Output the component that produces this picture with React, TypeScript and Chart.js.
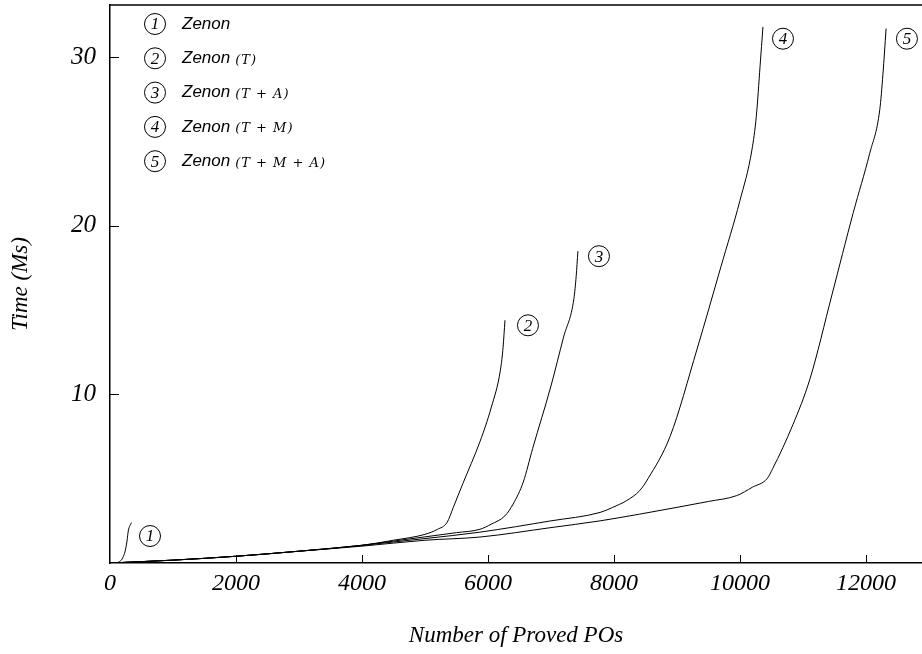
import React, { useEffect, useRef } from 'react';
import { Chart, registerables } from 'chart.js';

Chart.register(...registerables);

const xTicks = [0, 2000, 4000, 6000, 8000, 10000, 12000];
const yTicks = [10, 20, 30];
const xMax = 12890;
const yMax = 33.1;

const zenonX = [0, 100, 160, 200, 240, 270, 290, 340];
const zenonY = [0, 0.02, 0.1, 0.3, 0.7, 1.3, 1.9, 2.4];

const zenonTX = [0, 1000, 2000, 3000, 4000, 4500, 5000, 5200, 5350, 5450, 5600, 5873, 6050, 6200, 6240, 6270];
const zenonTY = [0, 0.17, 0.4, 0.7, 1.05, 1.35, 1.7, 2.0, 2.4, 3.3, 4.7, 7.2, 9.2, 11.5, 12.8, 14.4];

const zenonTAX = [0, 1000, 2000, 3000, 4000, 4500, 5000, 5500, 5873, 6050, 6270, 6400, 6560, 6710, 7000, 7200, 7365, 7400, 7428];
const zenonTAY = [0, 0.17, 0.4, 0.7, 1.05, 1.3, 1.55, 1.8, 2.0, 2.3, 2.8, 3.5, 4.8, 6.8, 10.5, 13.4, 15.7, 17.0, 18.5];

const zenonTMX = [0, 1000, 2000, 3000, 4000, 5000, 5873, 7000, 7780, 7980, 8200, 8410, 8540, 8890, 9320, 9700, 10000, 10190, 10260, 10320, 10365];
const zenonTMY = [0, 0.17, 0.4, 0.7, 1.05, 1.45, 1.83, 2.5, 3.0, 3.3, 3.7, 4.3, 5.0, 7.5, 12.7, 17.6, 21.5, 24.5, 26.5, 29.5, 31.8];

const zenonTMAX = [0, 1000, 2000, 3000, 4000, 5000, 5873, 7000, 7780, 8410, 9000, 9500, 9950, 10200, 10430, 10520, 10840, 11110, 11460, 11800, 12060, 12220, 12270, 12320];
const zenonTMAY = [0, 0.17, 0.4, 0.7, 1.0, 1.35, 1.54, 2.1, 2.5, 2.9, 3.3, 3.65, 4.0, 4.5, 5.0, 5.6, 8.2, 10.9, 15.9, 20.8, 24.3, 26.9, 29.0, 31.7];

const seriesNames = ['Zenon', 'Zenon', 'Zenon', 'Zenon', 'Zenon'];
const seriesSuffix = ['', '(T)', '(T + A)', '(T + M)', '(T + M + A)'];
const seriesNumbers = ['1', '2', '3', '4', '5'];
const seriesXs = [zenonX, zenonTX, zenonTAX, zenonTMX, zenonTMAX];
const seriesYs = [zenonY, zenonTY, zenonTAY, zenonTMY, zenonTMAY];

// positions of the circled curve tags, in data units
const tagX = [635, 6635, 7762, 10683, 12651];
const tagY = [1.6, 14.1, 18.2, 31.1, 31.1];

function circled(ctx: CanvasRenderingContext2D, x: number, y: number, num: string) {
  ctx.save();
  ctx.beginPath();
  ctx.arc(x, y, 10.5, 0, Math.PI * 2);
  ctx.lineWidth = 1;
  ctx.strokeStyle = '#000';
  ctx.stroke();
  ctx.fillStyle = '#000';
  ctx.font = "italic 17px 'Liberation Serif'";
  ctx.textAlign = 'center';
  ctx.textBaseline = 'middle';
  ctx.fillText(num, x, y + 1);
  ctx.restore();
}

const decorPlugin = {
  id: 'decor',
  afterDraw(chart: any) {
    const { ctx, chartArea } = chart;
    const xs = chart.scales.x;
    const ys = chart.scales.y;
    ctx.save();
    ctx.strokeStyle = '#000';
    ctx.lineWidth = 1.5;
    ctx.beginPath();
    ctx.moveTo(chartArea.left, chartArea.top);
    ctx.lineTo(chartArea.right, chartArea.top);
    ctx.stroke();
    ctx.lineWidth = 1;
    xTicks.forEach((v) => {
      if (v === 0) return;
      const px = Math.round(xs.getPixelForValue(v)) + 0.5;
      ctx.beginPath();
      ctx.moveTo(px, chartArea.bottom);
      ctx.lineTo(px, chartArea.bottom - 8);
      ctx.stroke();
    });
    yTicks.forEach((v) => {
      const py = Math.round(ys.getPixelForValue(v)) + 0.5;
      ctx.beginPath();
      ctx.moveTo(chartArea.left, py);
      ctx.lineTo(chartArea.left + 9, py);
      ctx.stroke();
    });
    tagX.forEach((tx, i) => {
      circled(ctx, xs.getPixelForValue(tx), ys.getPixelForValue(tagY[i]), seriesNumbers[i]);
    });
    seriesNames.forEach((name, i) => {
      const cy = chartArea.top + 19 + i * 34.3;
      const cx = chartArea.left + 45;
      circled(ctx, cx, cy, seriesNumbers[i]);
      ctx.fillStyle = '#000';
      ctx.textAlign = 'left';
      ctx.textBaseline = 'middle';
      ctx.font = "italic 17px 'Liberation Sans'";
      const tx = cx + 27;
      ctx.fillText(name, tx, cy);
      const w = ctx.measureText(name).width;
      if (seriesSuffix[i]) {
        ctx.font = "italic 13px 'DejaVu Serif'";
        (ctx as any).letterSpacing = '1px';
        ctx.fillText(seriesSuffix[i], tx + w + 5, cy + 2);
        (ctx as any).letterSpacing = '0px';
      }
    });
    ctx.restore();
  },
};

export default function App() {
  const ref = useRef<HTMLCanvasElement | null>(null);
  useEffect(() => {
    document.body.style.margin = '0';
    if (!ref.current) return;
    const datasets = seriesXs.map((xsArr, i) => ({
      label: seriesNames[i] + ' ' + seriesSuffix[i],
      data: xsArr.map((x, j) => ({ x, y: seriesYs[i][j] })),
      borderColor: '#000',
      borderWidth: 1,
      pointRadius: 0,
      fill: false,
      cubicInterpolationMode: 'monotone' as const,
    }));
    const chart = new Chart(ref.current, {
      type: 'line',
      data: { datasets },
      options: {
        animation: false,
        responsive: false,
        devicePixelRatio: 1,
        layout: { padding: { top: 5, right: 0, left: 0, bottom: 0 } },
        plugins: { legend: { display: false }, tooltip: { enabled: false } },
        scales: {
          x: {
            type: 'linear',
            min: 0,
            max: xMax,
            afterBuildTicks: (s: any) => { s.ticks = xTicks.map((v) => ({ value: v })); },
            afterFit: (s: any) => { s.height = 91; s.paddingLeft = 0; s.paddingRight = 0; },
            grid: { display: false, drawTicks: false },
            border: { display: true, color: '#000', width: 1.5 },
            ticks: {
              padding: 6,
              color: '#000',
              font: { family: "'Liberation Serif'", style: 'italic', size: 24 },
              maxRotation: 0,
              autoSkip: false,
              callback: (v: any) => String(v),
            },
            title: {
              display: true,
              text: 'Number of Proved POs',
              color: '#000',
              font: { family: "'Liberation Serif'", style: 'italic', size: 23, lineHeight: 1.2 },
              padding: { top: 0, bottom: 4 },
            },
          },
          y: {
            type: 'linear',
            min: 0,
            max: yMax,
            afterBuildTicks: (s: any) => { s.ticks = yTicks.map((v) => ({ value: v })); },
            afterFit: (s: any) => { s.width = 110; s.paddingTop = 0; s.paddingBottom = 0; },
            grid: { display: false, drawTicks: false },
            border: { display: true, color: '#000', width: 1.5 },
            ticks: {
              padding: 14,
              color: '#000',
              font: { family: "'Liberation Serif'", style: 'italic', size: 25 },
              callback: (v: any) => String(v),
            },
            title: {
              display: true,
              text: 'Time (Ms)',
              color: '#000',
              font: { family: "'Liberation Serif'", style: 'italic', size: 23, lineHeight: 1.2 },
              padding: { top: 7, bottom: 0 },
            },
          },
        },
      },
      plugins: [decorPlugin],
    });
    return () => chart.destroy();
  }, []);
  return (
    <div style={{ width: 922, height: 654 }}>
      <canvas ref={ref} width={922} height={654} style={{ display: 'block' }} />
    </div>
  );
}
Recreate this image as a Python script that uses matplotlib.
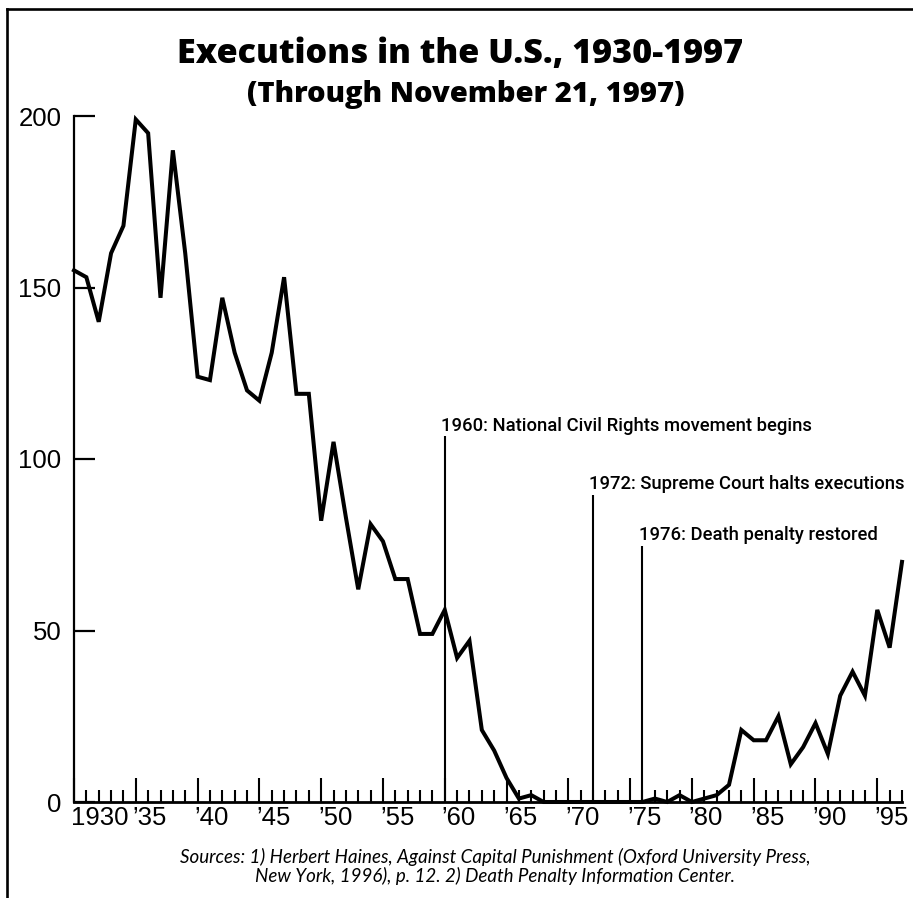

YOUR GOAL: Using the material above, copy every line in which the string "that" occurs.

FINISHED EXERCISE:
Output the component that produces this picture with React, TypeScript and Chart.js.
Recreate this image as a Python script that uses matplotlib.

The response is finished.